CONSTRUCTION Accounting Article -
Are "Non-Traditional" Dependents Creating Tax Liabilities for Your Employees?
Target Audience: Construction Industry Professionals, Contractors, Construction Business Owners, Construction Accountant Interest, Construction Management, Tax Law Changes and Updates, Taxable Income Interest, Federal Tax and State Tax Law Updates
As the concept of the "traditional family" continues to evolve under various state laws, certain definitional departures from federal tax law arise creating some potentially troublesome issues. This is certainly the case involving health care coverage for children and domestic partners of same-sex marriages who do not meet the definition of a dependent or spouse under federal tax law. In cases where a taxpayer's employer pays for health care coverage of a same-sex spouse or child who is no longer a dependent, such costs result in taxable income to the taxpayer/employee.

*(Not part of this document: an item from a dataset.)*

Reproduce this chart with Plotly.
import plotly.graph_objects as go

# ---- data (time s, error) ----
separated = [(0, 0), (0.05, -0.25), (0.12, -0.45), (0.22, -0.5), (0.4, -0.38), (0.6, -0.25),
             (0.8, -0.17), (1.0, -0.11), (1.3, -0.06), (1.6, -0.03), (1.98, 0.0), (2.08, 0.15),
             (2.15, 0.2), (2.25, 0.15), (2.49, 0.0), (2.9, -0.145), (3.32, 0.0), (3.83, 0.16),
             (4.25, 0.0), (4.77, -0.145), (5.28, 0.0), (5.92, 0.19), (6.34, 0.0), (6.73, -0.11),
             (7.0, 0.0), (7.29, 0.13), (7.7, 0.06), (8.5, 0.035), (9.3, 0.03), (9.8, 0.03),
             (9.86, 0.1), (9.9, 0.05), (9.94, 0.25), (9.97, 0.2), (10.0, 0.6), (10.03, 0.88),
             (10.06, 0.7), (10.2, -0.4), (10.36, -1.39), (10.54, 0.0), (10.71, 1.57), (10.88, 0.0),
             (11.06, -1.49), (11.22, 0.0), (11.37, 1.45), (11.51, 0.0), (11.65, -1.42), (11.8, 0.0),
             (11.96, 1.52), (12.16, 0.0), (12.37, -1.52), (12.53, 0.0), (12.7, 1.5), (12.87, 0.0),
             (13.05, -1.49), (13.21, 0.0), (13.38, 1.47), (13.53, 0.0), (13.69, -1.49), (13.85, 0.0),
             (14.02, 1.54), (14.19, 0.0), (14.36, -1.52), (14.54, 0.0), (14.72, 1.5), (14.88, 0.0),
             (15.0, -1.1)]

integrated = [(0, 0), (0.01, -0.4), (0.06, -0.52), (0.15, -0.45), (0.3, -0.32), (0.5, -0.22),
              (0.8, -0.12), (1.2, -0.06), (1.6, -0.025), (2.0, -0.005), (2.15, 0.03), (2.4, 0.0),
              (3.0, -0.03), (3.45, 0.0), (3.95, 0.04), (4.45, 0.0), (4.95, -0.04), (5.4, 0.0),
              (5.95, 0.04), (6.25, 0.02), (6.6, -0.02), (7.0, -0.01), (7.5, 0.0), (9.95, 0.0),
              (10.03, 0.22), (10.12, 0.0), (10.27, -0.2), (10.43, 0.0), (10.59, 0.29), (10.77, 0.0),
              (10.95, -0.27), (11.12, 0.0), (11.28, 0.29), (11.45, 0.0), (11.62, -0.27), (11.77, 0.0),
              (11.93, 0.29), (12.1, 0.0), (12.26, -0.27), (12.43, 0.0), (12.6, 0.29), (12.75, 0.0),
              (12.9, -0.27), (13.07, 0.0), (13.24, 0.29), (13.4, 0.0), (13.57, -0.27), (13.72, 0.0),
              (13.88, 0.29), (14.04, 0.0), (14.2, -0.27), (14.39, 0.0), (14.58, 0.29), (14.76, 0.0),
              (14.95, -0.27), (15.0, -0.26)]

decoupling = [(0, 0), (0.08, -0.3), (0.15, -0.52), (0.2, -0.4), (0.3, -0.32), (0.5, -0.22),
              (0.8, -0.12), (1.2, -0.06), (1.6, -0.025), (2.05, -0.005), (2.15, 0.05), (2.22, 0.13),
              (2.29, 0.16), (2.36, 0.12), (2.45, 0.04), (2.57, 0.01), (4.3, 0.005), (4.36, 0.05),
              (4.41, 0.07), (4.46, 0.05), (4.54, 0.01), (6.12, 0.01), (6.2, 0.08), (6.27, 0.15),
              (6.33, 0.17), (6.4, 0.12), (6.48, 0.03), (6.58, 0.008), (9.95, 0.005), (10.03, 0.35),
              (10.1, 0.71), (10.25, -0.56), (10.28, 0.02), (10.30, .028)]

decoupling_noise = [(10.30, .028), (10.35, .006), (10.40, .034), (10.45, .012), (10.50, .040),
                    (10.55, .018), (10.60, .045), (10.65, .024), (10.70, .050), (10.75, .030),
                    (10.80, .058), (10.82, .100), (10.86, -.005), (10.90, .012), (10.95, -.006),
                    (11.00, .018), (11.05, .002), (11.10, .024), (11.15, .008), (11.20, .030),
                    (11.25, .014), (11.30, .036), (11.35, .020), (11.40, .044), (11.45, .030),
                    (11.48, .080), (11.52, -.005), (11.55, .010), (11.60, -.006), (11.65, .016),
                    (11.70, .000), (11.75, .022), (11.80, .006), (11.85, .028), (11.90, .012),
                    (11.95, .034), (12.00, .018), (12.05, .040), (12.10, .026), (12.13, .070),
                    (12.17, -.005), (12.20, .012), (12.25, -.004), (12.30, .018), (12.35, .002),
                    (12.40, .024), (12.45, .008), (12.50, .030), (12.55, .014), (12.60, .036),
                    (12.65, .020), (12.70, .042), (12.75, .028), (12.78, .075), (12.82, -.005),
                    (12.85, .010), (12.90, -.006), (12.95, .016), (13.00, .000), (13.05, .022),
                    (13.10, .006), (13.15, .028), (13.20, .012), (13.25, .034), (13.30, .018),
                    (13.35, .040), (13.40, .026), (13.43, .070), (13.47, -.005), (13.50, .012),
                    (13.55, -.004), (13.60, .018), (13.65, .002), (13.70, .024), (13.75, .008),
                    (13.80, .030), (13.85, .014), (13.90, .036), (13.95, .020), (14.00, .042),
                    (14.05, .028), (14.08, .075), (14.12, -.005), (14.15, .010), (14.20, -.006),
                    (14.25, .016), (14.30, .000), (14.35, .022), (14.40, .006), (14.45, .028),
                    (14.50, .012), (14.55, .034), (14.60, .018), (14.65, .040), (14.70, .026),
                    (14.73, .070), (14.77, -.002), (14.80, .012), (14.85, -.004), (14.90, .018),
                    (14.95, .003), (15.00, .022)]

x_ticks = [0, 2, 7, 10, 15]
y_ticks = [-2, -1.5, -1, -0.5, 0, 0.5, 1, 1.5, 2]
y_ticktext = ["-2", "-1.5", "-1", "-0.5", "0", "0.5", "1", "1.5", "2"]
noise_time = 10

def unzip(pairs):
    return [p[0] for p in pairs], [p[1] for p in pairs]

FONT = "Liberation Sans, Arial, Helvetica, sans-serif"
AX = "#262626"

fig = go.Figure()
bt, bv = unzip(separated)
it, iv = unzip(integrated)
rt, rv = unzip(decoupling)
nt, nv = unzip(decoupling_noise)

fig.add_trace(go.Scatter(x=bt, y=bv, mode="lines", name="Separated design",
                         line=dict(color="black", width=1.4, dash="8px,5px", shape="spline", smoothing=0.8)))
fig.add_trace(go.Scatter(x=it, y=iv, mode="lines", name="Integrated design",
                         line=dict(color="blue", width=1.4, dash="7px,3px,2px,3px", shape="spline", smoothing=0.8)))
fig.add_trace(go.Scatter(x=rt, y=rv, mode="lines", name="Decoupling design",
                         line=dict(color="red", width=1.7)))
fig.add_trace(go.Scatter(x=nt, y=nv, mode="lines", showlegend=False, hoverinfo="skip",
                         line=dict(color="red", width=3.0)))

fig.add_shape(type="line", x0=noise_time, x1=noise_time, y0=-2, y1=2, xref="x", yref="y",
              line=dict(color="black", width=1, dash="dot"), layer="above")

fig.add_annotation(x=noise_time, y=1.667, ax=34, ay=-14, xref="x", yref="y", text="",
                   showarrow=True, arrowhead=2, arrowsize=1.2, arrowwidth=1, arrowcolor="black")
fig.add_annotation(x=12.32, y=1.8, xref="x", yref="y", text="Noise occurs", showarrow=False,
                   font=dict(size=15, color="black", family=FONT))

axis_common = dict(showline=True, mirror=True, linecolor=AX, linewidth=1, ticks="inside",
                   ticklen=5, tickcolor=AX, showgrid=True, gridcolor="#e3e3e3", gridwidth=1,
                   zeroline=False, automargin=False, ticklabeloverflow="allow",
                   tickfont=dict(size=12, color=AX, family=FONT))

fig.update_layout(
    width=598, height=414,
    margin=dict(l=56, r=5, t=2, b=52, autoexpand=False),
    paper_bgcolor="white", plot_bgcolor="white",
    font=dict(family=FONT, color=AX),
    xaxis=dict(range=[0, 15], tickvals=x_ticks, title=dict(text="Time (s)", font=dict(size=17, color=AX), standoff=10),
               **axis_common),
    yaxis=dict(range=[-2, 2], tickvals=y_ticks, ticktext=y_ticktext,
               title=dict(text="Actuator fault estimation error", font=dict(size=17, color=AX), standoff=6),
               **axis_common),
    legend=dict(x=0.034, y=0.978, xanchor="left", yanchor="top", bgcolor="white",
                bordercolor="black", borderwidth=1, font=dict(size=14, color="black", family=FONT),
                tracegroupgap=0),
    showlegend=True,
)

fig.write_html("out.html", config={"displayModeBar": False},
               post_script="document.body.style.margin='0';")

Specifically, employer-paid premiums on a policy of accident or health insurance coverage are excludable from the employee's taxable income if such coverage is for the employee, his spouse, or his dependents. The federal definition of a spouse or dependent may not be the same as what may be covered under a group plan under state law. In the case of a spouse, a federal statute (the "Defense of Marriage Act", PL 104-199) defines the term "spouse" as limited to a person of the opposite sex who is a husband or wife. As a result, health insurance premiums paid by an employer for coverage of a same-sex spouse would be includible in the employee's taxable income as such coverage is not for the employee's spouse, notwithstanding recognition as a spouse under state law.
In the case of a child, the federal exclusion of a same-sex spouse could result in that spouse's child being disqualified as the taxpayer's dependent with the resulting inclusion of employer-paid premiums being taxable to the taxpayer-employee. This certainly has implications in determining and reporting an employee's taxable wages.